La stratégie 1, qui consiste à augmenter l’offre d’aliments plus sains, a été associée à une hausse notable des ventes de ces produits. En effet, pendant la période d’étude, la vente de frites surgelées ordinaires a baissé de 14 % en valeur monétaire dans les magasins où des options réduites en gras étaient proposées. Dans les magasins témoins, la vente de frites ordinaires a plutôt augmenté de 8 %, une différence statistiquement significative par rapport aux commerces avec la stratégie.

Dans les magasins avec interventions, les auteurs ont observé une diminution de 23 % du nombre de sacs de frites surgelées ordinaires vendus hebdomadairement, laquelle a été compensée par la vente de frites à teneur réduite en gras de la même marque. Dans les autres magasins, les ventes de cette marque de frites surgelées ordinaires étaient restées quasiment stables. 
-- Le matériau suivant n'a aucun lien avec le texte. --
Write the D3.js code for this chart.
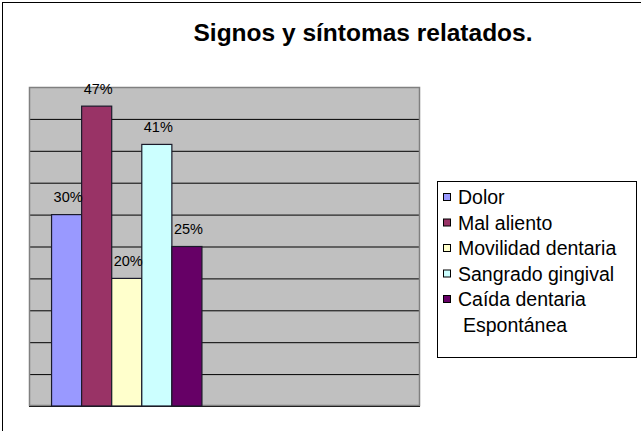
<!DOCTYPE html>
<html>
<head>
<meta charset="utf-8">
<script src="https://cdn.jsdelivr.net/npm/d3@7"></script>
<style>
  html, body { margin: 0; padding: 0; background: #fff; }
  svg { display: block; font-family: "Liberation Sans", Arial, sans-serif; }
</style>
</head>
<body>
<svg id="chart" width="641" height="431"></svg>
<script>
// ---- data ----
const title = "Signos y síntomas relatados.";
const categories = ["Grupo", "Vacío"];
const seriesNames = ["Dolor", "Mal aliento", "Movilidad dentaria", "Sangrado gingival", "Caída dentaria\nEspontánea"];
const seriesValues = [0.30, 0.47, 0.20, 0.41, 0.25];
const seriesLabels = ["30%", "47%", "20%", "41%", "25%"];
const seriesColors = ["#9999FF", "#993366", "#FFFFCC", "#CCFFFF", "#660066"];
const yTicks = [0, 0.05, 0.10, 0.15, 0.20, 0.25, 0.30, 0.35, 0.40, 0.45, 0.50];

const svg = d3.select("#chart");
const W = 641, H = 431;
const plot = {left: 29, right: 420, top: 87, bottom: 406};

// outer border
svg.append("rect").attr("x", 2.5).attr("y", 2.5).attr("width", W + 10).attr("height", H + 10)
  .attr("fill", "#fff").attr("stroke", "#000").attr("stroke-width", 1);

// title
svg.append("text").attr("x", 363).attr("y", 41).attr("text-anchor", "middle")
  .attr("font-size", 24.5).attr("font-weight", "bold").attr("fill", "#000").text(title);

// scales
const y = d3.scaleLinear().domain([0, 0.5]).range([plot.bottom, plot.top]);
const x0 = d3.scaleBand().domain(categories).range([plot.left, plot.right]).paddingInner(0).paddingOuter(0);
const x1 = d3.scaleBand().domain(seriesNames).range([0, x0.bandwidth()]).paddingInner(0).paddingOuter(0.75);

// plot background
svg.append("rect").attr("x", plot.left).attr("y", plot.top)
  .attr("width", plot.right - plot.left).attr("height", plot.bottom - plot.top)
  .attr("fill", "#C0C0C0");

// gridlines via axis
const grid = svg.append("g").attr("transform", `translate(${plot.left},0)`)
  .call(d3.axisLeft(y).tickValues(yTicks).tickSize(-(plot.right - plot.left)).tickFormat(""));
grid.select(".domain").remove();
grid.selectAll(".tick line").attr("stroke", "#000").attr("stroke-width", 1);

// plot border
svg.append("rect").attr("x", plot.left + 0.5).attr("y", plot.top + 0.5)
  .attr("width", plot.right - plot.left - 1).attr("height", plot.bottom - plot.top - 1)
  .attr("fill", "none").attr("stroke", "#808080").attr("stroke-width", 1.5);

// bars
const data = seriesNames.map((s, i) => ({s, v: seriesValues[i], lab: seriesLabels[i], c: seriesColors[i], cat: categories[0]}));
const bars = svg.append("g").attr("transform", `translate(${x0(categories[0])},0)`);
bars.selectAll("rect").data(data).join("rect")
  .attr("x", d => x1(d.s)).attr("y", d => y(d.v))
  .attr("width", x1.bandwidth()).attr("height", d => y(0) - y(d.v))
  .attr("fill", d => d.c).attr("stroke", "#1a1a2a").attr("stroke-width", 1.2);
bars.selectAll("text").data(data).join("text")
  .attr("x", d => x1(d.s) + x1.bandwidth() / 2 + 1.5).attr("y", d => y(d.v) - 12.5)
  .attr("text-anchor", "middle").attr("font-size", 14.5).attr("fill", "#000").text(d => d.lab);

// legend
const lg = {x: 437, y: 181, w: 199, h: 176};
svg.append("rect").attr("x", lg.x + 0.5).attr("y", lg.y + 0.5).attr("width", lg.w).attr("height", lg.h)
  .attr("fill", "#fff").attr("stroke", "#000").attr("stroke-width", 1);
const rowH = 25.5;
const items = svg.append("g").selectAll("g").data(data).join("g")
  .attr("transform", (d, i) => `translate(${lg.x + 6},${lg.y + 23 + i * rowH})`);
items.append("rect").attr("x", 0.5).attr("y", -10.5).attr("width", 7).attr("height", 7)
  .attr("fill", d => d.c).attr("stroke", "#000").attr("stroke-width", 1);
items.append("text").attr("x", 15).attr("y", 0).attr("font-size", 19.5).attr("fill", "#000")
  .each(function(d) {
    const parts = d.s.split("\n");
    d3.select(this).selectAll("tspan").data(parts).join("tspan")
      .attr("x", (p, j) => j === 0 ? 15 : 20).attr("dy", (p, j) => j === 0 ? 0 : rowH).text(p => p);
  });
</script>
</body>
</html>
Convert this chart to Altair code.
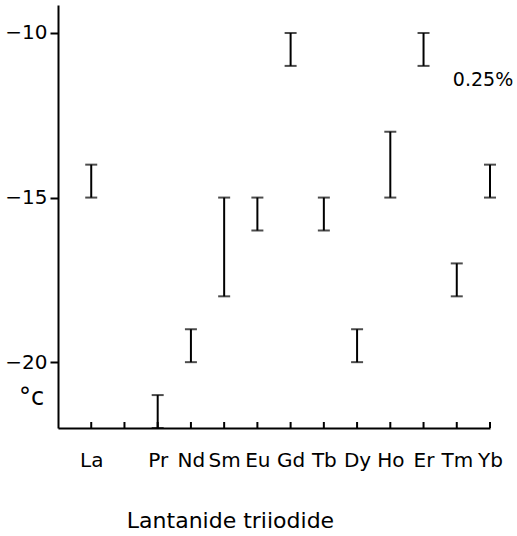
import altair as alt
import pandas as pd

elements = ["La", "Ce", "Pr", "Nd", "Sm", "Eu", "Gd", "Tb", "Dy", "Ho", "Er", "Tm", "Yb"]
shown = ["La", "Pr", "Nd", "Sm", "Eu", "Gd", "Tb", "Dy", "Ho", "Er", "Tm", "Yb"]
low = [-15, -22, -20, -18, -16, -11, -16, -20, -15, -11, -18, -15]
high = [-14, -21, -19, -15, -15, -10, -15, -19, -13, -10, -17, -14]
y_ticks = [-10, -15, -20]

FONT = "DejaVu Sans"
W, H = 432, 423

df = pd.DataFrame({
    "el": shown,
    "pos": [elements.index(e) for e in shown],
    "low": low,
    "high": high,
})
ticks_df = pd.DataFrame({"pos": list(range(len(elements)))})

label_expr = "[" + ",".join('"%s"' % (e if e != "Ce" else "") for e in elements) + "][datum.value]"

xscale = alt.Scale(domain=[-1, 12], nice=False, zero=False)
yscale = alt.Scale(domain=[-22, -9.15], nice=False, zero=False)

xaxis = alt.Axis(
    values=list(range(len(elements))),
    labelExpr=label_expr,
    ticks=False,
    grid=False,
    domainColor="black",
    domainWidth=2,
    labelFont=FONT,
    labelFontSize=20,
    labelColor="black",
    labelPadding=22,
    labelOverlap=False,
    labelBound=False,
    labelFlush=False,
    title="Lantanide  triiodide",
    titleFont=FONT,
    titleFontSize=22,
    titleFontWeight="normal",
    titleColor="black",
    titleX=172,
    titleY=92,
    titleAlign="center",
    titleBaseline="middle",
)
yaxis = alt.Axis(
    values=y_ticks,
    grid=False,
    domainColor="black",
    domainWidth=2,
    tickColor="black",
    tickWidth=2,
    tickSize=8,
    labelFont=FONT,
    labelFontSize=20,
    labelColor="black",
    labelPadding=3,
    title="°c",
    titleFont=FONT,
    titleFontSize=24,
    titleFontWeight="normal",
    titleColor="black",
    titleAngle=0,
    titleX=-27,
    titleY=392,
    titleAlign="center",
    titleBaseline="middle",
)

X = alt.X("pos:Q", scale=xscale, axis=xaxis)
base = alt.Chart(df)

bars = base.mark_rule(color="black", strokeWidth=2).encode(
    x=X,
    y=alt.Y("low:Q", scale=yscale, axis=yaxis),
    y2="high:Q",
)
caps_low = base.mark_tick(color="black", thickness=2, size=12, orient="horizontal").encode(
    x=X, y=alt.Y("low:Q", scale=yscale, axis=yaxis)
)
caps_high = base.mark_tick(color="black", thickness=2, size=12, orient="horizontal").encode(
    x=X, y=alt.Y("high:Q", scale=yscale, axis=yaxis)
)
xticks = alt.Chart(ticks_df).mark_rule(color="black", strokeWidth=2).encode(
    x=X, y=alt.value(H), y2=alt.value(H - 6)
)
note = alt.Chart(pd.DataFrame({"t": ["0.25%"]})).mark_text(
    font=FONT, fontSize=19, color="black", align="center", baseline="middle"
).encode(x=alt.value(425), y=alt.value(75), text="t:N")

chart = alt.layer(bars, caps_low, caps_high, xticks, note).properties(
    width=W,
    height=H,
    background="white",
    autosize=alt.AutoSizeParams(type="none"),
    padding={"left": 58, "top": 5, "right": 27, "bottom": 108},
).configure_view(strokeOpacity=0, strokeWidth=0).configure_axisX(
    labelOverlap=False
)

chart.save("out.html", embed_options={"renderer": "svg", "actions": False})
L’effet de la stratégie 3 a été fort, mais de courte durée. Les clients ont acheté davantage pendant les premiers mois de la promotion ou de la réduction de prix, mais les ventes sont revenues aux mêmes niveaux qu’en l’absence d’interventions de deux à trois mois plus tard, même avec la poursuite de la stratégie.  

Les stratégies 2 et 4, pour leur part, n’ont eu aucun effet notable sur le comportement des consommateurs.  

Éclairer les politiques publiques

Cette étude fournit d’importantes preuves que les stratégies d’architecture des choix peuvent influencer la santé de la population, plus particulièrement lorsque l’on fait varier l’offre de certains aliments en épicerie. Ces résultats pourraient bien sûr intéresser de nombreux organismes de santé publique et paliers de gouvernement, étant donné le fardeau économique croissant de l’obésité et du surpoids au Québec. Pour les auteurs de l’étude, les autorités pourraient certainement devenir de nouveaux architectes des choix chargés d’assurer une meilleure offre de produits sur les étagères des épiceries.

Mais une stratégie encore plus efficace, croient les chercheurs, serait de ne pas placer les produits riches en gras, en sucre et en sel en tête de rayon, ce qu’ils n’ont pas eu le loisir de tester dans cette étude.